The problems emerge at scale and at borders. When you're processing thousands of orders, hundreds of filings, or dozens of cross-border transactions, manual calculation introduces error rates that are simply unacceptable. The firms profiled here all reached a tipping point — usually after an expensive mistake — where they formalized the process.

The typical evolution looks like this:

  1. Spreadsheet phase: Someone maintains a holiday list in a shared document. Works until it doesn't.
  2. Software feature phase: The team leans on whatever holiday calendar is built into their project management or case management software. Better, but often not jurisdiction-aware enough.
  3. Rules engine phase: A dedicated calculation layer — either custom-built or via an API like Calendarific or Nager.Date — handles the logic, with a defined process for updates and a human review gate for critical deadlines.

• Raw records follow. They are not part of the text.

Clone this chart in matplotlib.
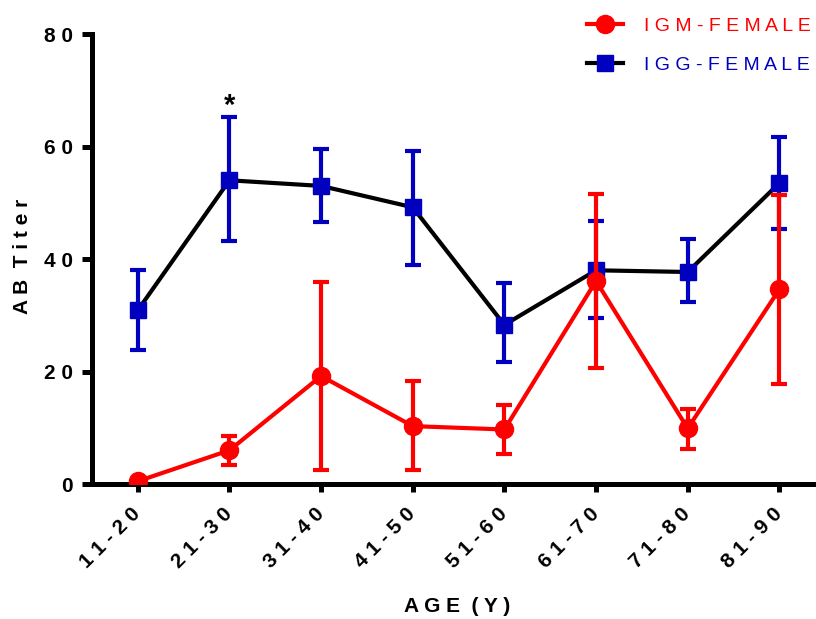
import matplotlib
matplotlib.use("Agg")
import matplotlib.pyplot as plt
import matplotlib.transforms as mtransforms
import numpy as np

ages = ["11-20", "21-30", "31-40", "41-50", "51-60", "61-70", "71-80", "81-90"]

igm_mean = [0.5, 6.0, 19.2, 10.3, 9.7, 36.1, 9.9, 34.6]
igm_upper = [0.5, 8.6, 35.9, 18.3, 14.0, 51.6, 13.3, 51.4]
igm_lower = [0.5, 3.4, 2.5, 2.5, 5.3, 20.6, 6.3, 17.8]

igg_mean = [30.9, 54.0, 53.0, 49.2, 28.3, 38.0, 37.7, 53.5]
igg_upper = [38.0, 65.2, 59.6, 59.2, 35.7, 46.8, 43.5, 61.7]
igg_lower = [23.8, 43.2, 46.6, 38.9, 21.7, 29.5, 32.3, 45.3]

y_ticks = [0, 20, 40, 60, 80]


def spaced(s):
    # letter-spaced text like the original software
    return " ".join(s)


plt.rcParams["font.family"] = ["Liberation Sans", "DejaVu Sans"]

fig = plt.figure(figsize=(8.16, 6.19), dpi=100)
ax = fig.add_axes([0.1127, 0.218, 0.8873, 0.727])

x = np.arange(len(ages))
igg_err = [np.array(igg_mean) - np.array(igg_lower), np.array(igg_upper) - np.array(igg_mean)]
igm_err = [np.array(igm_mean) - np.array(igm_lower), np.array(igm_upper) - np.array(igm_mean)]

blue = "#0000BE"
red = "#FF0000"

ax.errorbar(x, igg_mean, yerr=igg_err, fmt="none", ecolor=blue, elinewidth=3,
            capsize=6, capthick=3, zorder=2)
ax.plot(x, igg_mean, color="black", lw=3, marker="s", ms=12,
        mfc=blue, mec=blue, label="IGG-FEMALE", zorder=3)

has_err = [i for i in range(len(ages)) if igm_upper[i] > igm_mean[i]]
ax.errorbar(x[has_err], np.array(igm_mean)[has_err],
            yerr=[igm_err[0][has_err], igm_err[1][has_err]],
            fmt="none", ecolor=red, elinewidth=3, capsize=6, capthick=3, zorder=4)
ax.plot(x, igm_mean, color=red, lw=3, marker="o", ms=13,
        mfc=red, mec=red, label="IGM-FEMALE", zorder=5)

ax.text(1, 67.3, "*", ha="center", va="center", fontsize=21, fontweight="bold", color="black")

ax.set_xlim(-0.5, 7.4)
ax.set_ylim(0, 80)
ax.set_yticks(y_ticks)
ax.set_yticklabels([spaced(str(t)) for t in y_ticks], fontsize=15, fontweight="bold")
ax.set_xticks(x)
ax.set_xticklabels([spaced(a) for a in ages], rotation=45, ha="right", va="center",
                   rotation_mode="anchor", fontsize=15, fontweight="bold")
shift = mtransforms.ScaledTranslation(-3 / 72, -2 / 72, fig.dpi_scale_trans)
for lab in ax.get_xticklabels():
    lab.set_transform(lab.get_transform() + shift)

for side in ["top", "right"]:
    ax.spines[side].set_visible(False)
for side in ["left", "bottom"]:
    ax.spines[side].set_linewidth(3.6)
ax.tick_params(axis="y", width=3.6, length=7, direction="out", pad=6.5)
ax.tick_params(axis="x", width=3.6, length=5.5, direction="out", pad=14)

ax.set_ylabel("A B  T i t e r", fontsize=15, fontweight="bold")
ax.yaxis.set_label_coords(-0.083, 0.505)
ax.set_xlabel("A G E  ( Y )", fontsize=15, fontweight="bold")
ax.xaxis.set_label_coords(0.505, -0.25)

handles, labels = ax.get_legend_handles_labels()
order = [1, 0]
leg = fig.legend([handles[i] for i in order], [spaced(labels[i]) for i in order],
                 loc="upper right", bbox_to_anchor=(0.993, 0.972), frameon=False,
                 fontsize=14, handlelength=1.85, handletextpad=1.05,
                 labelspacing=1.1, borderpad=0, borderaxespad=0)
for txt, col in zip(leg.get_texts(), [red, blue]):
    txt.set_color(col)

fig.savefig("out.png", dpi=100)
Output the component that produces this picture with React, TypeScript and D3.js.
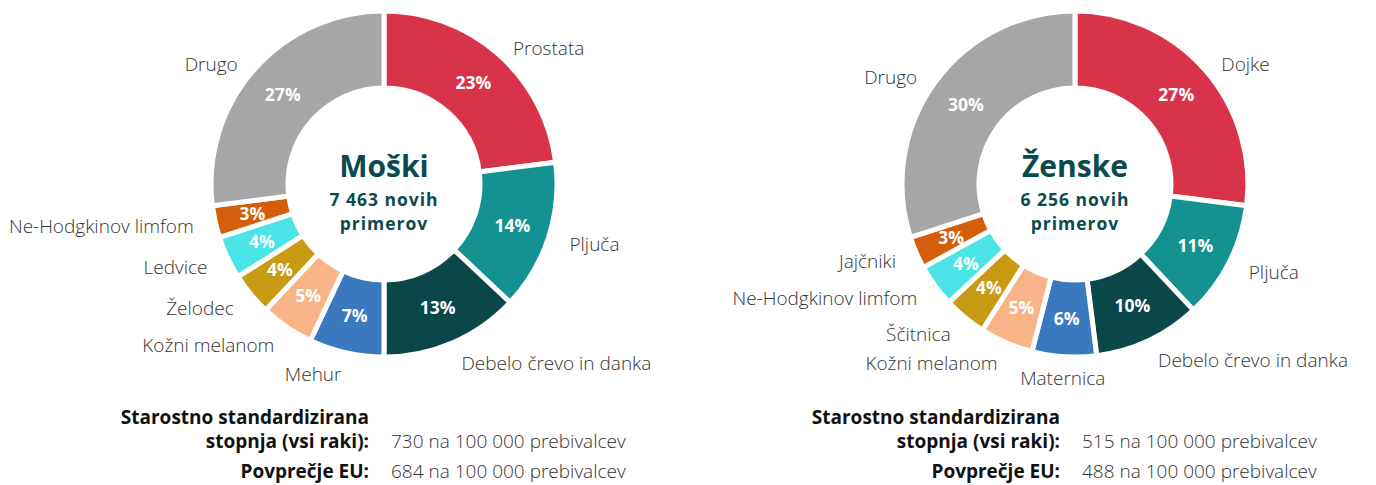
import React from 'react';
import * as d3 from 'd3';

// barve rezin (enak vrstni red za oba spola)
const sliceColors = ['#d93349', '#149291', '#0a4749', '#3a78bf', '#f8b486', '#c99b15', '#4ae4e7', '#d45e0b', '#a6a6a6'];

const maleCategories = ['Prostata', 'Pljuča', 'Debelo črevo in danka', 'Mehur', 'Kožni melanom', 'Želodec', 'Ledvice', 'Ne-Hodgkinov limfom', 'Drugo'];
const maleValues = [23, 14, 13, 7, 5, 4, 4, 3, 27];

const femaleCategories = ['Dojke', 'Pljuča', 'Debelo črevo in danka', 'Maternica', 'Kožni melanom', 'Ščitnica', 'Ne-Hodgkinov limfom', 'Jajčniki', 'Drugo'];
const femaleValues = [27, 11, 10, 6, 5, 4, 4, 3, 30];

const panelTitles = ['Moški', 'Ženske'];
const panelCounts = ['7 463 novih', '6 256 novih'];
const panelRates = ['730', '515'];
const panelEU = ['684', '488'];

const width = 1376;
const height = 485;
const outerR = 173;
const innerR = 96;
const pctR = 135;
const labelR = 195;
const labelSquashY = 0.93; // zgornje oznake malo bližje krogu

const FONT = '"Open Sans", sans-serif';
const DARK = '#0b4a4c';
const TEXT = '#333333';

type DonutProps = {
  cx: number;
  cy: number;
  title: string;
  count: string;
  categories: string[];
  values: number[];
  rate: string;
  eu: string;
};

const Donut = ({ cx, cy, title, count, categories, values, rate, eu }: DonutProps) => {
  const pie = d3.pie<number>().value(d => d).sort(null);
  const arcs = pie(values);
  const arc = d3.arc<d3.PieArcDatum<number>>().innerRadius(innerR).outerRadius(outerR);
  const pctArc = d3.arc<d3.PieArcDatum<number>>().innerRadius(pctR).outerRadius(pctR);
  const lblArc = d3.arc<d3.PieArcDatum<number>>().innerRadius(labelR).outerRadius(labelR);

  return (
    <g transform={`translate(${cx},${cy})`}>
      {arcs.map((a, i) => (
        <path key={i} d={arc(a) || ''} fill={sliceColors[i]} stroke="#fff" strokeWidth={5} />
      ))}
      {arcs.map((a, i) => {
        const [x, y] = pctArc.centroid(a);
        return (
          <text key={'p' + i} x={x} y={y} dy="0.36em" textAnchor="middle" fill="#fff"
            fontFamily={FONT} fontWeight={700} fontSize={17.5}>
            {a.data}%
          </text>
        );
      })}
      {arcs.map((a, i) => {
        const [x, y] = lblArc.centroid(a);
        const mid = (a.startAngle + a.endAngle) / 2;
        const s = Math.sin(mid);
        const anchor = Math.abs(s) < 0.1 ? 'middle' : s > 0 ? 'start' : 'end';
        const ly = y < 0 ? y * labelSquashY : y;
        return (
          <text key={'l' + i} x={x} y={ly} dy="0.35em" textAnchor={anchor} fill={TEXT}
            fontFamily={FONT} fontWeight={300} fontSize={19}>
            {categories[i]}
          </text>
        );
      })}
      <text x={0} y={-7} textAnchor="middle" fill={DARK} fontFamily={FONT} fontWeight={700} fontSize={30}>{title}</text>
      <text x={0} y={22} textAnchor="middle" fill={DARK} fontFamily={FONT} fontWeight={700} fontSize={17.5} letterSpacing={1}>{count}</text>
      <text x={0} y={46} textAnchor="middle" fill={DARK} fontFamily={FONT} fontWeight={700} fontSize={17.5} letterSpacing={1}>primerov</text>

      <g fontFamily={FONT} fontSize={19}>
        <text x={-15} y={240} textAnchor="end" fontWeight={700} fill="#111">Starostno standardizirana</text>
        <text x={-15} y={264} textAnchor="end" fontWeight={700} fill="#111">stopnja (vsi raki):</text>
        <text x={7} y={264} fill={TEXT} fontWeight={300}>{rate} na 100 000 prebivalcev</text>
        <text x={-15} y={294} textAnchor="end" fontWeight={700} fill="#111">Povprečje EU:</text>
        <text x={7} y={294} fill={TEXT} fontWeight={300}>{eu} na 100 000 prebivalcev</text>
      </g>
    </g>
  );
};

export default function App() {
  return (
    <div style={{ position: 'absolute', left: 0, top: 0 }}>
      <svg width={width} height={height} style={{ display: 'block', background: '#fff' }}>
        <Donut cx={384} cy={184} title={panelTitles[0]} count={panelCounts[0]}
          categories={maleCategories} values={maleValues} rate={panelRates[0]} eu={panelEU[0]} />
        <Donut cx={1075} cy={184} title={panelTitles[1]} count={panelCounts[1]}
          categories={femaleCategories} values={femaleValues} rate={panelRates[1]} eu={panelEU[1]} />
      </svg>
    </div>
  );
}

What "Business Day" Actually Means in Your Context

The honest answer is that "business day" means different things to different parties — and that ambiguity is the root cause of most deadline disputes. A contract that says "payment due within 10 business days" needs to specify: whose business days? Under which country's holiday calendar? What happens when the due date falls on a day one party observes and the other doesn't?

Increasingly, sophisticated legal agreements define "business day" explicitly in their definitions section: "A day other than a Saturday, Sunday, or public holiday in [jurisdiction], on which banks are open for business in [city]." That specificity matters, and it's borrowed from the finance world, where ISDA master agreements have long required exactly that kind of precision.

For the rest of us — operations teams, logistics coordinators, paralegals — the practical takeaway is simple: treat business day calculation as a data problem, not a math problem. The arithmetic is trivial. Getting the calendar right is where the real work is.